■ EXERCISE DESCRIPTION:
Quote the data exactly, first line to the line containing "CartesianGrid, ReferenceArea, ReferenceLine", with no pictures.

■ RECORDED INFORMATION:
■ ■ ■ ■

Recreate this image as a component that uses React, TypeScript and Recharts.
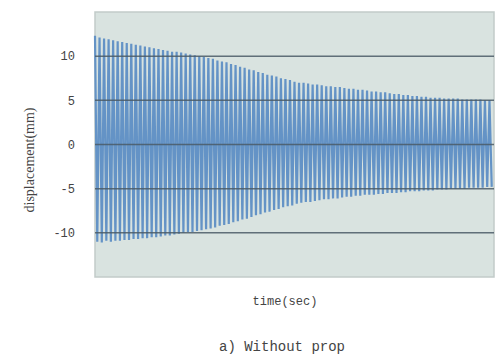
import React from "react";
import { ComposedChart, Line, XAxis, YAxis, CartesianGrid, ReferenceArea, ReferenceLine } from "recharts";

// Peak displacement values (mm) per oscillation cycle
const upperPeaks = [
  12.3, 12.1, 12.0, 11.9, 11.8, 11.7, 11.6, 11.5, 11.4, 11.3,
  11.2, 11.1, 11.0, 10.9, 10.8, 10.7, 10.6, 10.5, 10.5, 10.4,
  10.3, 10.2, 10.1, 10.0, 9.9, 9.8, 9.7, 9.5, 9.4, 9.3,
  9.1, 9.0, 8.8, 8.7, 8.5, 8.4, 8.2, 8.1, 7.9, 7.8,
  7.7, 7.5, 7.4, 7.3, 7.1, 7.0, 7.0, 6.9, 6.8, 6.8,
  6.7, 6.6, 6.6, 6.5, 6.5, 6.4, 6.3, 6.3, 6.2, 6.2,
  6.1, 6.0, 6.0, 5.9, 5.9, 5.8, 5.7, 5.7, 5.6, 5.6,
  5.5, 5.5, 5.4, 5.4, 5.3, 5.3, 5.3, 5.2, 5.2, 5.2,
  5.2, 5.1, 5.1, 5.1, 5.1, 5.1, 5.0, 5.0,
];
const lowerPeaks = [
  -11.0, -11.1, -10.9, -11.0, -10.9, -10.9, -10.8, -10.8, -10.7, -10.7,
  -10.6, -10.6, -10.5, -10.5, -10.4, -10.3, -10.3, -10.2, -10.1, -10.0,
  -9.9, -9.9, -9.8, -9.7, -9.6, -9.5, -9.4, -9.2, -9.1, -9.0,
  -8.8, -8.7, -8.5, -8.4, -8.2, -8.0, -7.9, -7.7, -7.6, -7.4,
  -7.3, -7.1, -7.0, -6.9, -6.7, -6.6, -6.5, -6.5, -6.4, -6.3,
  -6.2, -6.2, -6.1, -6.1, -6.0, -5.9, -5.9, -5.8, -5.8, -5.7,
  -5.7, -5.7, -5.6, -5.6, -5.5, -5.5, -5.5, -5.4, -5.4, -5.3,
  -5.3, -5.3, -5.2, -5.2, -5.2, -5.1, -5.1, -5.1, -5.0, -5.0,
  -5.0, -5.0, -4.9, -4.9, -4.9, -4.9, -4.8, -4.8,
];
const yTicks = [-10, -5, 0, 5, 10];

const data: { t: number; d: number }[] = [];
upperPeaks.forEach((u, i) => {
  data.push({ t: i, d: u });
  data.push({ t: i + 0.5, d: lowerPeaks[i] });
});

const mono = "'Liberation Mono', monospace";
const serif = "'Liberation Serif', serif";

export default function App() {
  return (
    <div style={{ position: "absolute", left: 0, top: 0, width: 496, height: 362, background: "#fff" }}>
      <ComposedChart
        width={496}
        height={362}
        data={data}
        margin={{ top: 12, right: 2, bottom: 85, left: 0 }}
      >
        <CartesianGrid vertical={false} horizontal={false} fill="#d9e3e0" />
        <XAxis dataKey="t" type="number" domain={[0, upperPeaks.length]} hide />
        <YAxis
          width={95}
          domain={[-15, 15]}
          ticks={yTicks}
          axisLine={false}
          tickLine={false}
          tickMargin={14}
          tick={{ fontFamily: mono, fontSize: 12, fill: "#444" }}
        />
        <ReferenceArea y1={-15} y2={15} fill="none" stroke="#c2cbc9" strokeWidth={1.5} />
        <Line
          type="linear"
          dataKey="d"
          stroke="#6493c6"
          strokeWidth={2.2}
          dot={false}
          isAnimationActive={false}
        />
        {yTicks.map((v) => (
          <ReferenceLine key={v} y={v} stroke="#4a5a66" strokeWidth={1.5} strokeOpacity={0.85} zIndex={700} />
        ))}
      </ComposedChart>
      <div
        style={{
          position: "absolute",
          left: 30,
          top: 160,
          transform: "translate(-50%, -50%) rotate(-90deg)",
          fontFamily: serif,
          fontSize: 14,
          color: "#444",
          whiteSpace: "nowrap",
        }}
      >
        displacement(mm)
      </div>
      <div
        style={{
          position: "absolute",
          left: 285,
          top: 302,
          transform: "translate(-50%, -50%)",
          fontFamily: mono,
          fontSize: 12,
          color: "#444",
          whiteSpace: "nowrap",
        }}
      >
        time(sec)
      </div>
      <div
        style={{
          position: "absolute",
          left: 282,
          top: 347,
          transform: "translate(-50%, -50%)",
          fontFamily: mono,
          fontSize: 14,
          color: "#444",
          whiteSpace: "nowrap",
        }}
      >
        a) Without prop
      </div>
    </div>
  );
}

■ ■ ■ ■

■ WRITTEN SOLUTION:
Recreate this image as a component that uses React, TypeScript and Recharts.
import React from "react";
import { ComposedChart, Line, XAxis, YAxis, CartesianGrid, ReferenceArea, ReferenceLine } from "recharts";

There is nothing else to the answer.